This has not been the best of times for older, white women in the United States. First, there was a not particularly thoughtful New York Times article on self-described despiser of white boomer women Jamie Loftus. Then came word that the Art Institute of Chicago, in an effort to create a diverse staff more reflective of the city in which it’s located, is doing away with its volunteer docents, who are, yes, mostly older, white women.
Instead, a letter sent to the 82 docents noted, the museum would phase in a new program mixing paid educators and volunteers “in a way that allows community members of all income levels to participate, responds to issues of class and income equity, and does not require financial flexibility to participate.”
Let me translate this for you: Museum officials, fearing they would be declared irrelevant, had to find someone else to appear so.
Look, every institution should reflect its populace. Chicago’s population is 33% Black and 29% Hispanic or Latino, so institutional staffing should reflect this. But you don’t throw out the baby with the bathwater. Why not a program called “Training the Next Generation” in which docents are paired with junior docents who can then eventually take over some of the guided tours and other educational activities?
This, of course, is only partly about the racial makeup of museum staffs. What it’s really about is power — who has it and who wants it. Older, white women are perceived as having derived their power, status and money for years from those who oppressed others. (That would be older, white men.) And there is some truth to this. But there are many more older, white women who used whatever power they had on the frontlines of the social justice movements the last 50 years. Where would breast cancer awareness be without older, white women? Where would AIDS research be?
There seems to be a certain resentment of older white women’s “financial flexibility to participate” to borrow from the doublespeak of the dismissal letter. Apparently, it’s part of what drives Loftus, although the article on her did not make clear why she thinks white boomer women should be despised and what it is her mother doesn’t “get.” But if older, white women have a certain discretionary income that enables them to become docents, they’ve worked for it for more than 30, 40, 50 years. No one handed anything to these women, who for years couldn’t get a credit card, a bank loan or a mortgage without a man co-signing for it.
It takes time to gain rights and opportunities, acquire an education, build a career, marry and raise a family, create a home and a stock portfolio. But time is the great enemy of America, a most adolescent country that wants everything now. And it’s the great enemy of many members of the 30-year-old Loftus’ generation, who are no sooner on the job than they’re complaining that “it’s not working for me” and “this wasn’t what I was hired to do,.” (It doesn’t help that the internet, their vehicle of choice, is only about the moment.,) Loftus talks about the entitlement of white boomer women, but who’s more entitled than people who aren’t willing to put in the time and effort to succeed? Along with great communications skills, especially writing skills, many of her generation lack persistence.

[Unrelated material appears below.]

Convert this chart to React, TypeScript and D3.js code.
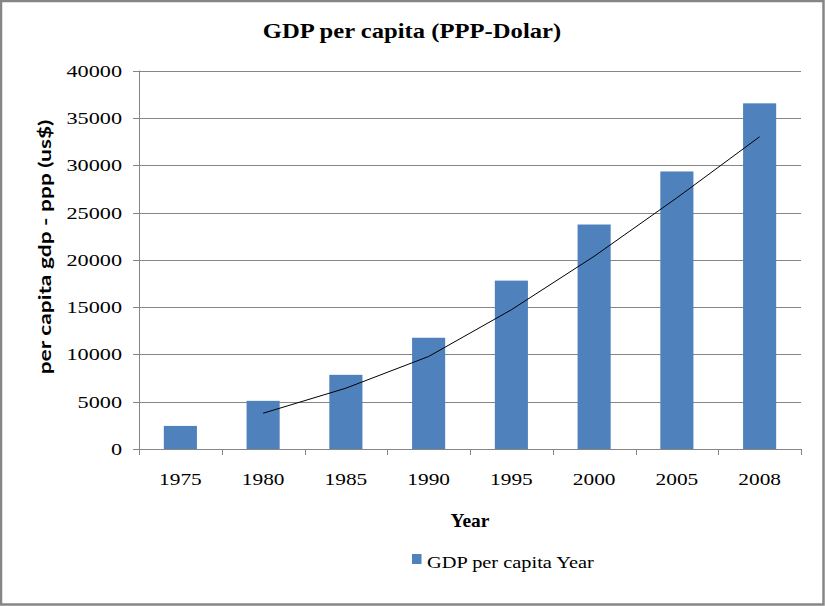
import React from 'react';
import * as d3 from 'd3';

// values
const years: string[] = ['1975', '1980', '1985', '1990', '1995', '2000', '2005', '2008'];
const gdpPerCapita: number[] = [2440, 5090, 7840, 11760, 17800, 23730, 29340, 36540];
// 2-period moving average trendline, starts at 1980
const trendYears: string[] = ['1980', '1985', '1990', '1995', '2000', '2005', '2008'];
const trendValues: number[] = [3780, 6430, 9780, 14720, 20370, 26550, 33010];
const yTicks: number[] = [0, 5000, 10000, 15000, 20000, 25000, 30000, 35000, 40000];

const W = 825;
const H = 606;
const plot = { left: 139, right: 801, top: 70.6, bottom: 449 };
const serif = '"Times New Roman", "Liberation Serif", serif';
const grey = '#868686';
const barColor = '#4F81BD';

// the text in the picture is a bit wide, so stretch it horizontally
const Txt: React.FC<{ x: number; y: number; sx?: number; size: number; bold?: boolean; anchor?: string; family?: string; children: React.ReactNode }> =
  ({ x, y, sx = 1.2, size, bold, anchor = 'middle', family = serif, children }) => (
    <text transform={`translate(${x},${y}) scale(${sx},1)`} fontFamily={family} fontSize={size}
      fontWeight={bold ? 'bold' : 'normal'} textAnchor={anchor} fill="#000">{children}</text>
  );

export default function App() {
  const x = d3.scaleBand<string>().domain(years).range([plot.left, plot.right]).paddingInner(0).paddingOuter(0);
  const y = d3.scaleLinear().domain([0, 40000]).range([plot.bottom, plot.top]);
  const barW = x.bandwidth() * 0.4;
  const cx = (c: string) => (x(c) as number) + x.bandwidth() / 2;

  const trend = d3.line<number>()
    .x((_, i) => cx(trendYears[i]))
    .y(d => y(d));

  const boundaries = years.map(c => x(c) as number).concat([plot.right]);

  return (
    <svg width={W} height={H} style={{ position: 'absolute', left: 0, top: 0, background: '#fff' }}>
      <rect x={1} y={1} width={W - 2.5} height={H - 2.5} fill="#fff" stroke={grey} strokeWidth={2.5} />

      <Txt x={412} y={38} size={22} sx={1.12} bold>GDP per capita (PPP-Dolar)</Txt>

      {/* gridlines + y ticks */}
      {yTicks.map(t => (
        <g key={t}>
          <line x1={plot.left} x2={plot.right} y1={Math.round(y(t)) + 0.5} y2={Math.round(y(t)) + 0.5} stroke={grey} strokeWidth={1} />
          <line x1={plot.left - 6} x2={plot.left} y1={Math.round(y(t)) + 0.5} y2={Math.round(y(t)) + 0.5} stroke={grey} strokeWidth={1} />
          <Txt x={122} y={y(t) + 6} size={17.5} sx={1.27} anchor="end">{t}</Txt>
        </g>
      ))}

      {/* y axis line */}
      <line x1={plot.left + 0.5} x2={plot.left + 0.5} y1={plot.top} y2={plot.bottom + 6} stroke={grey} strokeWidth={1} />

      {/* x tick marks at category boundaries */}
      {boundaries.map((b, i) => (
        <line key={i} x1={Math.round(b) + 0.5} x2={Math.round(b) + 0.5} y1={plot.bottom} y2={plot.bottom + 6} stroke={grey} strokeWidth={1} />
      ))}

      {/* bars */}
      {years.map((c, i) => (
        <rect key={c} x={cx(c) - barW / 2} y={y(gdpPerCapita[i])} width={barW}
          height={y(0) - y(gdpPerCapita[i])} fill={barColor} />
      ))}

      {/* trendline */}
      <path d={trend(trendValues) || ''} fill="none" stroke="#000" strokeWidth={1} />

      {/* x axis labels */}
      {years.map(c => (
        <Txt key={c} x={cx(c)} y={485} size={17.5} sx={1.22}>{c}</Txt>
      ))}

      <Txt x={470} y={527} size={18} sx={1.08} bold>Year</Txt>

      <g transform="translate(45,247) rotate(-90) scale(1.3,1)">
        <text x={0} y={6} textAnchor="middle" fontFamily="Lato, 'Noto Sans', sans-serif" fontWeight="bold" fontSize={17.5} fill="#000">
          per capita gdp - ppp (us$)
        </text>
      </g>

      {/* legend */}
      <rect x={412} y={554} width={9.5} height={10} fill={barColor} />
      <Txt x={427} y={568} size={17} anchor="start">GDP per capita Year</Txt>
    </svg>
  );
}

Persistence is a quality older, white women have in abundance. Without it, they would never have pushed society to the point where young women have the luxury to declare their older counterparts obsolete.
But what I really fear is not being a dinosaur but that this so-called kind of “woke” behavior is the very type that enables conservatives to stereotype liberals as politically correct airheads. Already conservatives across the spectrum, from Alex Jones to The Wall Street Journal, have denounced the Art Institute’s decision. If the cons gain the upper hand in the midterms or — God forbid — in the 2024 presidential election, what do you think will happen to voting rights in America? There are going to be bigger problems than the face of docents at a museum.
But back to that face. Recently, an older, white woman approached me and my friend as we sat by the Three Graces Fountain at the New York Botanical Garden. She identified herself as a docent there, albeit one furloughed by the pandemic, and asked if we wanted to hear the story of how the fountain came to be there. I’ve covered culture in New York for so long — 41 years — that I could lead the tours at most institutions. And frankly, I was more interested in lunch by that point than what she had to say.
But we said “yes,” in part to be polite. As she talked, what struck me the most was not what she said but the passion with which she said it. She had a hunger to impart not just information but knowledge, to reach out and connect and touch others. Maybe she was lonely. Maybe she was a rich woman with time to fill. Maybe she just adored the garden and wanted others to love it, too.
I think anyone with that kind of knowledge and passion — regardless of race, creed, ethnicity, sexual orientation or gender identity — should be allowed to share them.